According to Bain and Company, Mitt Romney’s former management consultant, “Many institutions have operated on the assumption that the more they build, spend, diversify and expand, the more they will persist and prosper. But instead, the opposite has happened. Institutions have become over-leveraged… In addition to growing debt, administrative and student services costs are growing faster than instructional costs. And fixed costs and overhead consume a growing share of the pie.”

With the construction around campus, students are questioning where the money is coming from, considering the budgetary shortfall. According to Long, donors are more inclined to create a legacy, and the best way to accomplish that is to donate facilities. He believes that given Bethel’s current situation, donors should think about direct giving, possibly to an endowed chair or other academic cause.

Aside from programs that are being cut, students should see minimal change in their campus life.
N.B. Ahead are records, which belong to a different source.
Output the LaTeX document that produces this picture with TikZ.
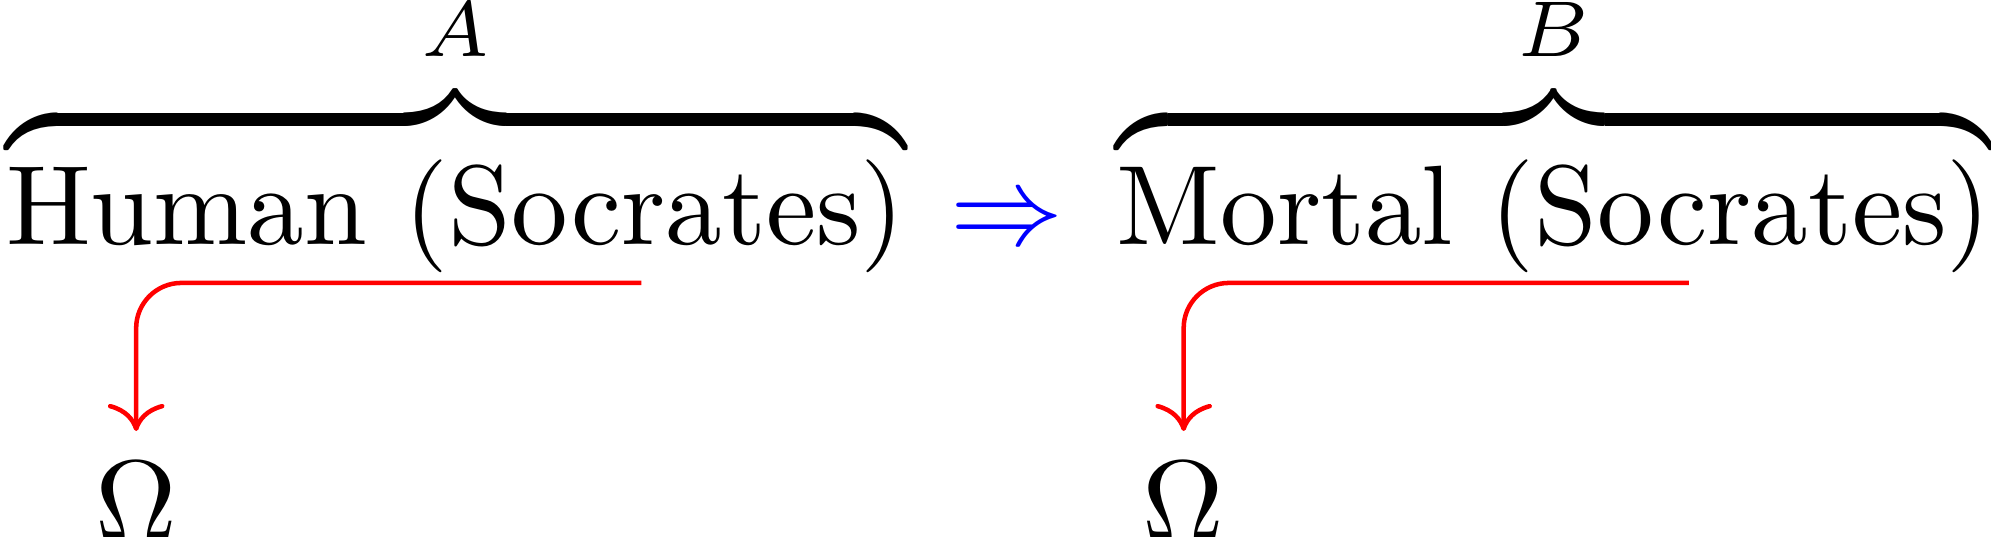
\documentclass[tikz,border=0pt]{standalone}
\usepackage{amsmath}
\usepackage{tikz}
\usetikzlibrary{arrows.meta}

\begin{document}
\begin{tikzpicture}[x=1pt, y=1pt,
  formula/.style={anchor=base west, inner sep=0pt},
  target/.style={anchor=base, inner sep=2.6pt},
  conn/.style={red, rounded corners=4pt, -{To[length=2.4pt,width=5pt]}}]
  \useasboundingbox (-0.35, -25.84) rectangle (175.85, 21.68);

  % premise => conclusion
  \node[formula] (lhs) at (0, 0) {$\overbrace{\text{Human (Socrates)}}^{A}$};
  \node[anchor=base, inner sep=0pt, blue] (imp) at (88.8, 0) {$\Rightarrow$};
  \node[formula] (rhs) at (98.3, 0) {$\overbrace{\text{Mortal (Socrates)}}^{B}$};

  % pointers down to Omega
  \coordinate (sA) at (56.4, -3.36);
  \coordinate (sB) at (149.1, -3.36);
  \node[target] (omA) at (11.7, -26.1) {$\Omega$};
  \node[target] (omB) at (104.4, -26.1) {$\Omega$};
  \draw[conn] (sA) -| (omA);
  \draw[conn] (sB) -| (omB);
\end{tikzpicture}
\end{document}
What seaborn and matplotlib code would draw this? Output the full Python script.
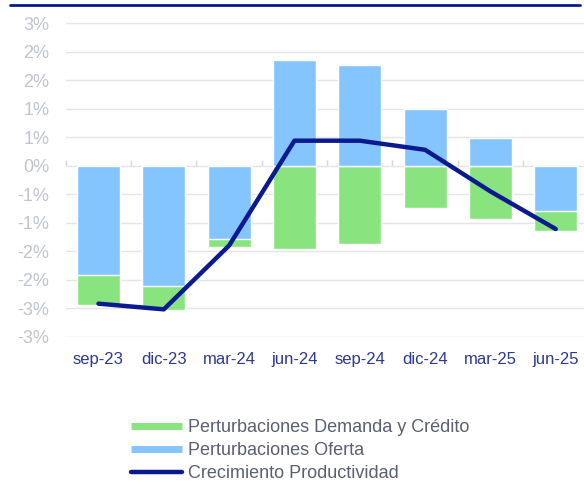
import numpy as np
import pandas as pd
import matplotlib
matplotlib.use("Agg")
import matplotlib.pyplot as plt
from matplotlib.lines import Line2D
from matplotlib.ticker import FixedLocator, FuncFormatter
import seaborn as sns

categories = ["sep-23", "dic-23", "mar-24", "jun-24", "sep-24", "dic-24", "mar-25", "jun-25"]
demanda_credito = [-0.54, -0.43, -0.15, -1.46, -1.37, -0.74, -0.94, -0.34]
oferta = [-1.91, -2.11, -1.28, 1.86, 1.77, 0.99, 0.49, -0.80]
productividad = [-2.42, -2.52, -1.40, 0.44, 0.44, 0.28, -0.45, -1.11]
y_ticks = [-3.0, -2.5, -2.0, -1.5, -1.0, -0.5, 0.0, 0.5, 1.0, 1.5, 2.0, 2.5]

GREEN = "#89E480"
BLUE = "#85C5FF"
NAVY = "#0B1A8E"

sns.set_theme(style="white")
plt.rcParams["font.family"] = ["Liberation Sans", "DejaVu Sans"]

df = pd.DataFrame({"cat": categories, "dem": demanda_credito, "ofe": oferta, "prod": productividad})
# outer (stacked) extent of demand series: stacks beyond oferta when same sign
df["dem_stack"] = [d + (o if np.sign(o) == np.sign(d) else 0.0) for d, o in zip(df["dem"], df["ofe"])]

fig = plt.figure(figsize=(5.84, 4.82), dpi=100)
ax = fig.add_axes([65.8 / 584, (482 - 336.7) / 482, 522.6 / 584, 313.4 / 482])

sns.barplot(data=df, x="cat", y="dem_stack", color=GREEN, saturation=1, width=0.66, ax=ax, zorder=2)
sns.barplot(data=df, x="cat", y="ofe", color=BLUE, saturation=1, width=0.66, ax=ax, zorder=3)
sns.lineplot(x=np.arange(len(categories)), y=df["prod"], color=NAVY, lw=3.2, ax=ax, zorder=4,
             solid_capstyle="round", solid_joinstyle="round")

ax.set_xlim(-0.5, len(categories) - 0.5)
ax.set_ylim(-3, 2.5)
ax.yaxis.set_major_locator(FixedLocator(y_ticks))

def fmt(v, pos):
    r = int(np.sign(v) * np.floor(abs(v) + 0.5))
    return f"{r}%"

ax.yaxis.set_major_formatter(FuncFormatter(fmt))
ax.grid(axis="y", color="#E3E5E8", lw=1.0, zorder=0)
ax.set_axisbelow(True)
for s in ax.spines.values():
    s.set_visible(False)
ax.set_xlabel("")
ax.set_ylabel("")
ax.tick_params(axis="y", length=0, pad=12, labelsize=13, labelcolor="#BEC5CD")
ax.tick_params(axis="x", length=0, pad=11, labelsize=12, labelcolor="#2B3990")

# zero axis with category boundary ticks
sec = ax.secondary_xaxis(3 / 5.5)
sec.set_xticks(np.arange(-0.5, len(categories), 1.0))
sec.tick_params(axis="x", direction="out", length=4, color="#D3D6DB", width=1, labelbottom=False, labeltop=False)
sec.spines["bottom"].set_color("#D3D6DB")
sec.spines["bottom"].set_linewidth(1)
sec.spines["top"].set_visible(False)

# top rule
fig.add_artist(Line2D([10 / 584, 580 / 584], [1 - 5 / 482, 1 - 5 / 482], color=NAVY, lw=2))

handles = [
    Line2D([], [], color=GREEN, lw=5, solid_capstyle="butt"),
    Line2D([], [], color=BLUE, lw=5, solid_capstyle="butt"),
    Line2D([], [], color=NAVY, lw=3.2, solid_capstyle="round"),
]
labels = ["Perturbaciones Demanda y Crédito", "Perturbaciones Oferta", "Crecimiento Productividad"]
leg = fig.legend(handles, labels, loc="upper left", bbox_to_anchor=(131 / 584, 1 - 419 / 482),
                 frameon=False, fontsize=13, handlelength=2.85, handletextpad=0.28,
                 labelspacing=0.33, borderpad=0, borderaxespad=0)
for t in leg.get_texts():
    t.set_color("#5B6070")

fig.savefig("out.png", dpi=100)
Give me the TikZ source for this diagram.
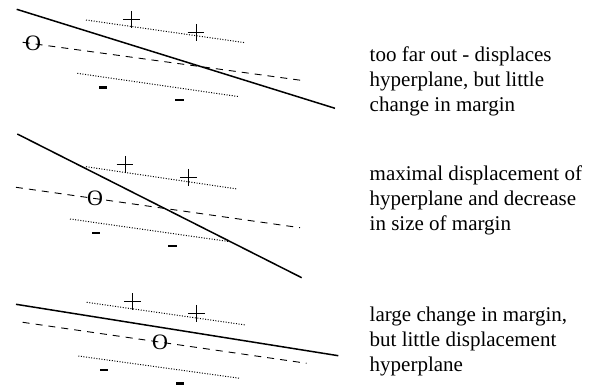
\documentclass[tikz,border=0pt]{standalone}
\usepackage{fontspec}
\setmainfont{Liberation Serif}
\begin{document}
\begin{tikzpicture}[x=1pt,y=-1pt,
  hyper/.style={line width=1.5pt},
  midline/.style={line width=0.9pt,dash pattern=on 7pt off 6pt},
  marginline/.style={line width=1pt,dash pattern=on 1pt off 1.6pt},
  osign/.style={inner sep=0pt,font={\fontsize{22}{22}\selectfont}},
  label/.style={anchor=base west,align=left,inner sep=0pt,font={\fontsize{21}{25}\selectfont}},
  plussign/.pic={\draw[line width=1pt] (-8.3,0)--(8.3,0) (0,-8.3)--(0,8.3);},
  minussign/.pic={\fill (-4.2,-1.2) rectangle (4.2,1.2);}]
\useasboundingbox (0,0) rectangle (590,385);
% ---- panel 1
\draw[hyper] (16.7,9.3) -- (335,108.3);
\draw[marginline] (86,20) -- (245,42.7);
\draw[marginline] (77.3,73.3) -- (239.3,96.7);
\draw[midline] (22.7,42.3) -- (306,81);
\node[osign] (o1) at (33,43.2) {O};
\pic at (131.7,19.3) {plussign};
\pic at (196,32.3) {plussign};
\pic at (103.2,87.7) {minussign};
\pic at (179.3,100) {minussign};
\node[label] (t1) at (369.5,111.7) {too far out - displaces\\hyperplane, but little\\change in margin};
% ---- panel 2
\draw[hyper] (17.3,134) -- (301.7,277.7);
\draw[marginline] (86,166.7) -- (237.3,189);
\draw[marginline] (70,219) -- (230,241.7);
\draw[midline] (16,187.3) -- (300,227.7);
\node[osign] (o2) at (95,198.7) {O};
\pic at (125,164.3) {plussign};
\pic at (188.3,177.3) {plussign};
\pic at (96,233.3) {minussign};
\pic at (172.3,246) {minussign};
\node[label] (t2) at (369.5,231) {maximal displacement of\\hyperplane and decrease\\in size of margin};
% ---- panel 3
\draw[hyper] (16,304.3) -- (338.3,355.7);
\draw[marginline] (86.7,302.3) -- (245.7,325);
\draw[marginline] (78.3,356) -- (240,378.3);
\draw[midline] (22.7,322.3) -- (306.7,363.3);
\node[osign] (o3) at (160,342.3) {O};
\pic at (132.7,301.7) {plussign};
\pic at (196.7,313.3) {plussign};
\pic at (104,370) {minussign};
\pic at (180,383.3) {minussign};
\node[label] (t3) at (369.5,371) {large change in margin,\\but little displacement\\hyperplane};
\end{tikzpicture}
\end{document}
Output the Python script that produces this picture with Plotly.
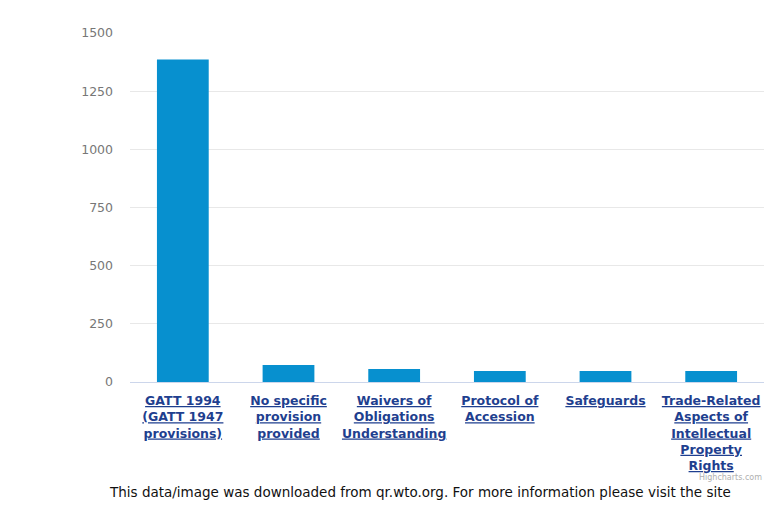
import plotly.graph_objects as go

# Notifications by legal provision cited
categories = [
    "GATT 1994<br>(GATT 1947<br>provisions)",
    "No specific<br>provision<br>provided",
    "Waivers of<br>Obligations<br>Understanding",
    "Protocol of<br>Accession",
    "Safeguards",
    "Trade-Related<br>Aspects of<br>Intellectual<br>Property<br>Rights",
]
counts = [1386, 73, 56, 47, 47, 47]
y_ticks = [0, 250, 500, 750, 1000, 1250, 1500]

fig = go.Figure(
    go.Bar(
        x=categories,
        y=counts,
        marker=dict(color="#0790cf", line=dict(width=0)),
        hoverinfo="x+y",
    )
)

fig.update_layout(
    width=767,
    height=508,
    margin=dict(l=130, r=3, t=33, b=126),
    paper_bgcolor="white",
    plot_bgcolor="white",
    bargap=0.51,
    showlegend=False,
    font=dict(family="DejaVu Sans"),
)

fig.update_yaxes(
    range=[0, 1500],
    tickvals=y_ticks,
    ticktext=[str(v) for v in y_ticks],
    showgrid=True,
    gridcolor="#e8e8e8",
    gridwidth=1,
    zeroline=False,
    showline=False,
    ticks="",
    ticklabelstandoff=16,
    tickfont=dict(size=12.5, color="#777777"),
)

fig.update_xaxes(
    showline=True,
    linecolor="#ccd6eb",
    linewidth=1,
    ticks="",
    showgrid=False,
    tickangle=0,
    ticklabelstandoff=7,
    tickfont=dict(size=12.5, color="#1f3f8f", weight="bold", lineposition="under"),
)

fig.add_annotation(
    text="This data/image was downloaded from qr.wto.org. For more information please visit the site",
    xref="paper", yref="paper",
    x=(420 - 130) / 634, y=-(492 - 382) / 349,
    xanchor="center", yanchor="middle",
    showarrow=False,
    font=dict(size=13.5, color="#111111", family="DejaVu Sans"),
)

fig.add_annotation(
    text="Highcharts.com",
    xref="paper", yref="paper",
    x=1.0, y=-(478 - 382) / 349,
    xanchor="right", yanchor="middle",
    showarrow=False,
    font=dict(size=8, color="#b0b0b0", family="DejaVu Sans"),
)

fig.write_html("out.html")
Bethel wants to teach out those students with discontinued majors. Students also should not see too much of an increase in their tuition. Since the 2008 financial crisis, Bethel’s financial aid has doubled from $16 million to $32 million. On average, the university is seeing a growth of $3 million per year.

“We’ve tried to put more Bethel money into the mix to bridge the gap for families,” said Barnes. "Especially families where the primary wage earner lost his or her income.”

While other colleges are promoting education by two-year tuition freezes, Bethel does not receive money from the state coffers. It needs to look for a different solution to help keep costs down.

“We’re also looking at [doing] what Concordia of St. Paul did and dropping their tuition,” Barnes said. “Most of them that have done that have not been successful in the long run at maintaining that. So we’re trying to figure out what parts of that might work for us and what pricing model might work for us.”